YOUR TASK: Copy down every line where the string "matplotlib" shows up.

SOURCE DATA:
Begin

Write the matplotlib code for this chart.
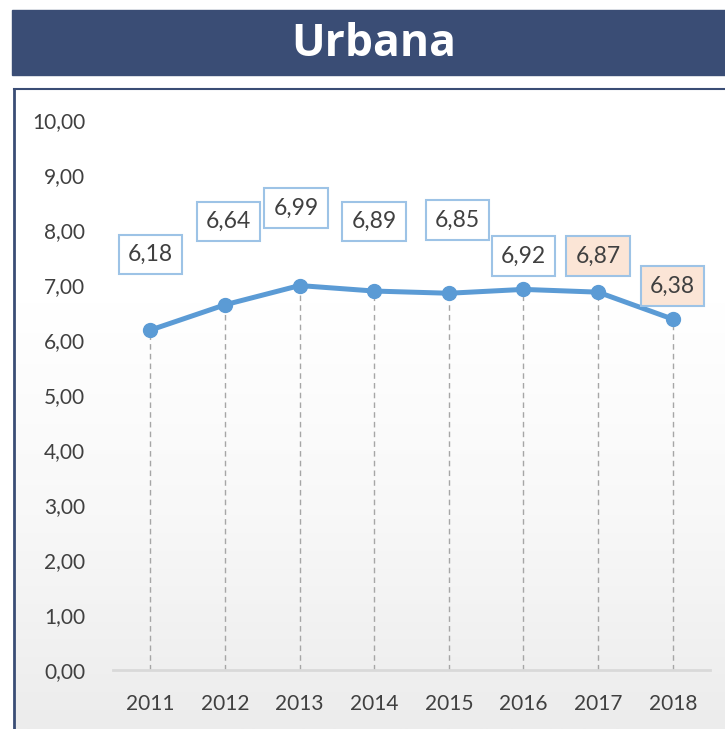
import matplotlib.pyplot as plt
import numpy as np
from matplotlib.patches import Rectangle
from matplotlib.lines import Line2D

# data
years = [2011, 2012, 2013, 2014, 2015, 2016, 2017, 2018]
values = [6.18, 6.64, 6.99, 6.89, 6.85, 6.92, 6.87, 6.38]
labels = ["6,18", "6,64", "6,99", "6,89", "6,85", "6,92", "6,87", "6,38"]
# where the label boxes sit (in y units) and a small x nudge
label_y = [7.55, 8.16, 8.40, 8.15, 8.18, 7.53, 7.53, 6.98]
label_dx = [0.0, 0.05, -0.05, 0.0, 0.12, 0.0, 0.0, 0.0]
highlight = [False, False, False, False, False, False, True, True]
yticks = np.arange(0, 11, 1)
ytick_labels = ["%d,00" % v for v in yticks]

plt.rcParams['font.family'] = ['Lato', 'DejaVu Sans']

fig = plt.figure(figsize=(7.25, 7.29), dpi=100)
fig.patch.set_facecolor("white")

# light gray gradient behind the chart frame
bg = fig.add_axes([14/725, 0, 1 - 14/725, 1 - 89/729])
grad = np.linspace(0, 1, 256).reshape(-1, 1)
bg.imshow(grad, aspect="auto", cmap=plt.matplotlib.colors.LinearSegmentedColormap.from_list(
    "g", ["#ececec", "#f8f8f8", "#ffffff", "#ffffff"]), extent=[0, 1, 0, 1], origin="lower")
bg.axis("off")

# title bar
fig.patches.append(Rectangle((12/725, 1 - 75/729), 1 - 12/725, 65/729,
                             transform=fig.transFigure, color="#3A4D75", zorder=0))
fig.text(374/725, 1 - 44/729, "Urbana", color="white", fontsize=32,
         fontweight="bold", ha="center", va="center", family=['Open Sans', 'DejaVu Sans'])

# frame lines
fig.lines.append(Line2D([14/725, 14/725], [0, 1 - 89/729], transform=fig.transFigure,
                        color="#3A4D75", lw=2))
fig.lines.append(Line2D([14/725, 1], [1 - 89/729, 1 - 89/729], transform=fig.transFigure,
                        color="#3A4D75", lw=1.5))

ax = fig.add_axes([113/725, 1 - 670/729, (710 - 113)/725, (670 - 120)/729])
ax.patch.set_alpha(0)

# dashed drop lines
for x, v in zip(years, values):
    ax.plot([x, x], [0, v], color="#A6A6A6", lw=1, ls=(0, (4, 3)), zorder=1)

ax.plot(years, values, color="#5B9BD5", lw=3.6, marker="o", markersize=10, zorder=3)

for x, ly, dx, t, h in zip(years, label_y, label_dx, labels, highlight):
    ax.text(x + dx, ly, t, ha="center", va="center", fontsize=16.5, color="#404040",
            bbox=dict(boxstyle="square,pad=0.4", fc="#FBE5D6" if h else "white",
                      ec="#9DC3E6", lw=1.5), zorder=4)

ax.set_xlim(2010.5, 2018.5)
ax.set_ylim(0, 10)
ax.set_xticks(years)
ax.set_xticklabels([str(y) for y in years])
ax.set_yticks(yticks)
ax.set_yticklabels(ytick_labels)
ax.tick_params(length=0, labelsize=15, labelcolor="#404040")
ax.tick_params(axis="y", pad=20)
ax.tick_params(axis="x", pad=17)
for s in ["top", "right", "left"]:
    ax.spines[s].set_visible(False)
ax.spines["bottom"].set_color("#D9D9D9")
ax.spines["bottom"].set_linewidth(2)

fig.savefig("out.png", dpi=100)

End

SOLUTION:
Write the matplotlib code for this chart.
import matplotlib.pyplot as plt
from matplotlib.patches import Rectangle
from matplotlib.lines import Line2D
bg.imshow(grad, aspect="auto", cmap=plt.matplotlib.colors.LinearSegmentedColormap.from_list(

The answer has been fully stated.